STATED GOAL -> Restate each of the lines below word for word and drop every picture.

▬▬▬▬▬▬

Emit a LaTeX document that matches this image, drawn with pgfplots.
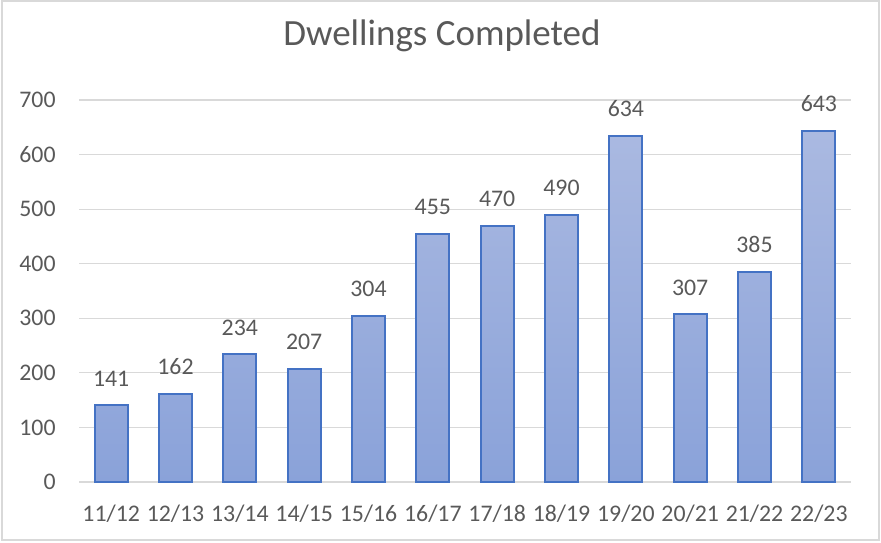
\documentclass[border=0pt]{standalone}
\usepackage{pgfplots}
\pgfplotsset{compat=1.18}
\usepackage{fontspec}
\setmainfont{Carlito}
\definecolor{txt}{HTML}{595959}
\definecolor{gridc}{HTML}{D9D9D9}
\definecolor{barline}{HTML}{4472C4}
\definecolor{bartop}{HTML}{AAB9E1}
\definecolor{barbot}{HTML}{8AA2D9}
\begin{document}
\begin{tikzpicture}
\path[use as bounding box] (0,0) rectangle (440.5pt,271pt);
\draw[gridc, line width=1pt] (1.2pt,0.8pt) rectangle (439.3pt,270.3pt);
\begin{axis}[
  at={(39.5pt,30pt)}, anchor=south west,
  scale only axis, width=386pt, height=191pt,
  xmin=-0.5, xmax=11.5, ymin=0, ymax=700,
  ytick={0,100,...,700},
  xtick={0,...,11},
  xticklabels={11/12,12/13,13/14,14/15,15/16,16/17,17/18,18/19,19/20,20/21,21/22,22/23},
  axis line style={draw=none},
  major tick length=0pt,
  ymajorgrids, xmajorgrids=false, grid style={draw=gridc, line width=0.6pt},
  tick label style={font=\fontsize{11.9}{13}\selectfont, text=txt},
  /pgf/number format/assume math mode=true,
  yticklabel style={inner sep=0pt, anchor=east, xshift=-11.5pt},
  xticklabel style={inner sep=0pt, anchor=north, yshift=-11.5pt},
  title={Dwellings Completed},
  title style={at={(0.5,1)}, anchor=base, inner sep=0pt, yshift=21.5pt, xshift=-11.5pt, font=\fontsize{18.5}{22}\selectfont, text=txt},
  clip=false,
  nodes near coords,
  every node near coord/.append style={inner sep=0pt, anchor=south, yshift=9pt, font=\fontsize{11.9}{13}\selectfont, text=txt},
]
\addplot[ybar, bar width=16.5pt, bar shift=0pt, draw=barline, line width=1pt, top color=bartop, bottom color=barbot]
coordinates {(0,141) (1,162) (2,234) (3,207) (4,304) (5,455) (6,470) (7,490) (8,634) (9,307) (10,385) (11,643)};
\end{axis}
\end{tikzpicture}
\end{document}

▬▬▬▬▬▬

WORKED ANSWER ->
Emit a LaTeX document that matches this image, drawn with pgfplots.
\documentclass[border=0pt]{standalone}
\usepackage{pgfplots}
\pgfplotsset{compat=1.18}
\usepackage{fontspec}
\setmainfont{Carlito}
\definecolor{txt}{HTML}{595959}
\definecolor{gridc}{HTML}{D9D9D9}
\definecolor{barline}{HTML}{4472C4}
\definecolor{bartop}{HTML}{AAB9E1}
\definecolor{barbot}{HTML}{8AA2D9}
\begin{document}
\begin{tikzpicture}
\path[use as bounding box] (0,0) rectangle (440.5pt,271pt);
\draw[gridc, line width=1pt] (1.2pt,0.8pt) rectangle (439.3pt,270.3pt);
\begin{axis}[
  at={(39.5pt,30pt)}, anchor=south west,
  scale only axis, width=386pt, height=191pt,
  xmin=-0.5, xmax=11.5, ymin=0, ymax=700,
  ytick={0,100,...,700},
  xtick={0,...,11},
  xticklabels={11/12,12/13,13/14,14/15,15/16,16/17,17/18,18/19,19/20,20/21,21/22,22/23},
  axis line style={draw=none},
  major tick length=0pt,
  ymajorgrids, xmajorgrids=false, grid style={draw=gridc, line width=0.6pt},
  tick label style={font=\fontsize{11.9}{13}\selectfont, text=txt},
  /pgf/number format/assume math mode=true,
  yticklabel style={inner sep=0pt, anchor=east, xshift=-11.5pt},
  xticklabel style={inner sep=0pt, anchor=north, yshift=-11.5pt},
  title={Dwellings Completed},
  title style={at={(0.5,1)}, anchor=base, inner sep=0pt, yshift=21.5pt, xshift=-11.5pt, font=\fontsize{18.5}{22}\selectfont, text=txt},
  clip=false,
  nodes near coords,
  every node near coord/.append style={inner sep=0pt, anchor=south, yshift=9pt, font=\fontsize{11.9}{13}\selectfont, text=txt},
]
\addplot[ybar, bar width=16.5pt, bar shift=0pt, draw=barline, line width=1pt, top color=bartop, bottom color=barbot]
coordinates {(0,141) (1,162) (2,234) (3,207) (4,304) (5,455) (6,470) (7,490) (8,634) (9,307) (10,385) (11,643)};
\end{axis}
\end{tikzpicture}
\end{document}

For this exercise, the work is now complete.